Migration recommendations include auditing all node time sources, minimizing subscriber queue sizes in zero-copy transport use, externalizing stop criteria via “job monitor” callbacks, and preferring RSLCPP’s delay mechanisms over thread sleep calls inside callbacks.
6. Open-Source Software and Community Practices
RSLCPP is released under the Apache 2.0 license and is available at https://github.com/TUMFTM/rslcpp. To use, users create a ROS 2 workspace, clone the RSLCPP repository, install dependencies (ROS 2 Humble or later), build with colcon, and source the resulting setup files. Example simulations can be launched via standard ros2 run commands.

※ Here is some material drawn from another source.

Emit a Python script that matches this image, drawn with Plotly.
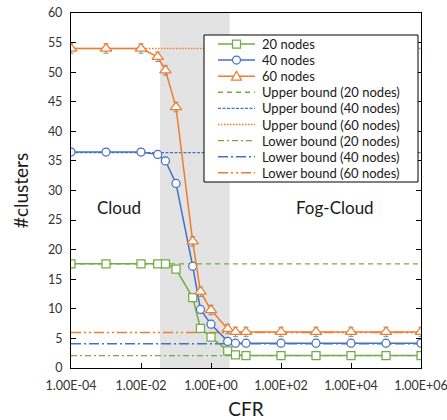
import plotly.graph_objects as go

# ---- data ----
CFR = [1e-4, 1e-3, 1e-2, 0.03, 0.05, 0.1, 0.3, 0.5, 1, 3, 5, 10, 1e2, 1e3, 1e4, 1e5, 1e6]
NODES_20 = [17.6, 17.6, 17.6, 17.6, 17.6, 16.7, 11.9, 6.7, 5.2, 2.9, 2.2, 2.1, 2.1, 2.1, 2.1, 2.1, 2.1]
NODES_40 = [36.5, 36.5, 36.5, 36.1, 35.0, 31.2, 17.2, 9.9, 7.4, 4.5, 4.2, 4.2, 4.2, 4.2, 4.2, 4.2, 4.2]
NODES_60 = [54.0, 54.0, 54.0, 52.6, 50.3, 44.1, 21.4, 12.9, 9.8, 6.6, 6.1, 6.1, 6.1, 6.1, 6.1, 6.1, 6.1]
ERR_20 = [0.2] * 17
ERR_40 = [0.6] * 17
ERR_60 = [0.8] * 17
UPPER = {"20": 17.6, "40": 36.4, "60": 54.0}
LOWER = {"20": 2.1, "40": 4.1, "60": 6.0}
BOUND_X = [1e-4, 1e6]
SHADE_X = [0.035, 3.4]
Y_RANGE = [0, 60]
XTICK_VALS = [1e-4, 1e-2, 1, 1e2, 1e4, 1e6]
XTICK_TEXT = ["1.00E-04", "1.00E-02", "1.00E+00", "1.00E+02", "1.00E+04", "1.00E+06"]
LEGEND_LABELS = ["20 nodes", "40 nodes", "60 nodes",
                 "Upper bound (20 nodes)", "Upper bound (40 nodes)", "Upper bound (60 nodes)",
                 "Lower bound (20 nodes)", "Lower bound (40 nodes)", "Lower bound (60 nodes)"]

GREEN = "#70AD47"
BLUE = "#4472C4"
ORANGE = "#ED7D31"
FONT = "Lato"
TXT = "#1a1a1a"

# plot-area geometry (pixels)
L, R, T, B = 71, 421, 13, 368
W_FIG, H_FIG = 447, 420
PW, PH = R - L, B - T


def px(xp):
    return (xp - L) / PW


def py(yp):
    return (B - yp) / PH


fig = go.Figure()

# shaded transition region
fig.add_trace(go.Scatter(
    x=[SHADE_X[0], SHADE_X[1], SHADE_X[1], SHADE_X[0]],
    y=[Y_RANGE[0], Y_RANGE[0], Y_RANGE[1], Y_RANGE[1]],
    fill="toself", fillcolor="#E3E3E3", line=dict(width=0),
    mode="lines", showlegend=False, hoverinfo="skip"))

colors = {"20": GREEN, "40": BLUE, "60": ORANGE}
upper_dash = {"20": "5px,4px", "40": "3px,1.5px", "60": "1.5px,1.5px"}
lower_dash = {"20": "6px,3px,2px,3px", "40": "10px,3px,2px,3px", "60": "10px,3px,2px,3px,2px,3px"}

for n in ["20", "40", "60"]:
    fig.add_trace(go.Scatter(
        x=BOUND_X, y=[UPPER[n]] * 2, mode="lines", name=f"Upper bound ({n} nodes)",
        line=dict(color=colors[n], width=1.4, dash=upper_dash[n])))
for n in ["20", "40", "60"]:
    fig.add_trace(go.Scatter(
        x=BOUND_X, y=[LOWER[n]] * 2, mode="lines", name=f"Lower bound ({n} nodes)",
        line=dict(color=colors[n], width=1.4, dash=lower_dash[n])))

series = [("20 nodes", NODES_20, ERR_20, GREEN, "square", 8),
          ("40 nodes", NODES_40, ERR_40, BLUE, "circle", 8),
          ("60 nodes", NODES_60, ERR_60, ORANGE, "triangle-up", 10)]
for name, ys, err, col, sym, size in series:
    fig.add_trace(go.Scatter(
        x=CFR, y=ys, name=name, mode="lines+markers",
        line=dict(color=col, width=1.5),
        marker=dict(symbol=sym, size=size, color="white", line=dict(color=col, width=1.25)),
        error_y=dict(type="data", array=err, visible=True, color="#8C8C8C", thickness=1, width=2.5)))

# ---- legend box drawn as shapes / annotations ----
shapes = [dict(type="rect", xref="paper", yref="paper", layer="above",
               x0=px(204), x1=px(418), y0=py(182), y1=py(35),
               line=dict(color="black", width=1), fillcolor="white")]
annos = []
row_col = [GREEN, BLUE, ORANGE, GREEN, BLUE, ORANGE, GREEN, BLUE, ORANGE]
row_dash = ["solid", "solid", "solid",
            upper_dash["20"], upper_dash["40"], upper_dash["60"],
            lower_dash["20"], lower_dash["40"], lower_dash["60"]]
x_a, x_b, x_m = 218, 255, 236.5
for i, lab in enumerate(LEGEND_LABELS):
    yc = 44 + i * 16.1
    shapes.append(dict(type="line", xref="paper", yref="paper", layer="above",
                       x0=px(x_a), x1=px(x_b), y0=py(yc), y1=py(yc),
                       line=dict(color=row_col[i], width=1.5 if i < 3 else 1.4, dash=row_dash[i])))
    if i == 0:
        shapes.append(dict(type="rect", xref="paper", yref="paper", layer="above",
                           x0=px(x_m - 4), x1=px(x_m + 4), y0=py(yc + 4), y1=py(yc - 4),
                           line=dict(color=GREEN, width=1.25), fillcolor="white"))
    elif i == 1:
        shapes.append(dict(type="circle", xref="paper", yref="paper", layer="above",
                           x0=px(x_m - 4), x1=px(x_m + 4), y0=py(yc + 4), y1=py(yc - 4),
                           line=dict(color=BLUE, width=1.25), fillcolor="white"))
    elif i == 2:
        p = (f"M {px(x_m - 5):.5f},{py(yc + 4):.5f} L {px(x_m + 5):.5f},{py(yc + 4):.5f} "
             f"L {px(x_m):.5f},{py(yc - 5):.5f} Z")
        shapes.append(dict(type="path", xref="paper", yref="paper", layer="above", path=p,
                           line=dict(color=ORANGE, width=1.25), fillcolor="white"))
    annos.append(dict(x=px(260), y=py(yc), xref="paper", yref="paper", text=lab,
                      showarrow=False, xanchor="left", yanchor="middle",
                      font=dict(family=FONT, size=13, color=TXT)))

annos.append(dict(x=-2.63, y=27.2, xref="x", yref="y", text="Cloud", showarrow=False,
                  font=dict(family=FONT, size=17, color=TXT)))
annos.append(dict(x=3.54, y=27.2, xref="x", yref="y", text="Fog-Cloud", showarrow=False,
                  font=dict(family=FONT, size=17, color=TXT)))

fig.update_xaxes(
    type="log", range=[-4, 6], tickvals=XTICK_VALS, ticktext=XTICK_TEXT,
    ticks="inside", ticklen=5, tickcolor="black", automargin=False,
    showline=True, linecolor="black", linewidth=1.25, mirror=True,
    showgrid=False, zeroline=False, ticklabelstandoff=6, ticklabeloverflow="allow",
    tickfont=dict(family=FONT, size=12.5, color="#333333"),
    title=dict(text="CFR", font=dict(family=FONT, size=19, color=TXT), standoff=12))
fig.update_yaxes(
    range=Y_RANGE, dtick=5, ticks="inside", ticklen=5, tickcolor="black", automargin=False,
    showline=True, linecolor="black", linewidth=1.25, mirror="ticks",
    showgrid=False, zeroline=False, ticklabelstandoff=5,
    tickfont=dict(family=FONT, size=12.5, color="#333333"),
    title=dict(text="#clusters", font=dict(family=FONT, size=19, color=TXT), standoff=14))

fig.update_layout(
    width=W_FIG, height=H_FIG,
    margin=dict(l=L, r=W_FIG - R, t=T, b=H_FIG - B, autoexpand=False),
    paper_bgcolor="white", plot_bgcolor="white",
    showlegend=False,
    shapes=shapes, annotations=annos,
)

fig.write_html("out.html", config={"displayModeBar": False},
               post_script="document.body.style.margin='0';document.body.style.padding='0';")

The RSLCPP project welcomes contributions through issue reports and pull requests, conforming to the ROS 2 Contribution Guide. All new features must be accompanied by corresponding tests or usage examples.
With its ability to deliver platform-independent, bit-exact simulation traces and outputs, RSLCPP is positioned for applications in regression testing, continuous integration, and scientific benchmarking, where reproducibility is a non-negotiable requirement (Sagmeister et al., 11 Jan 2026).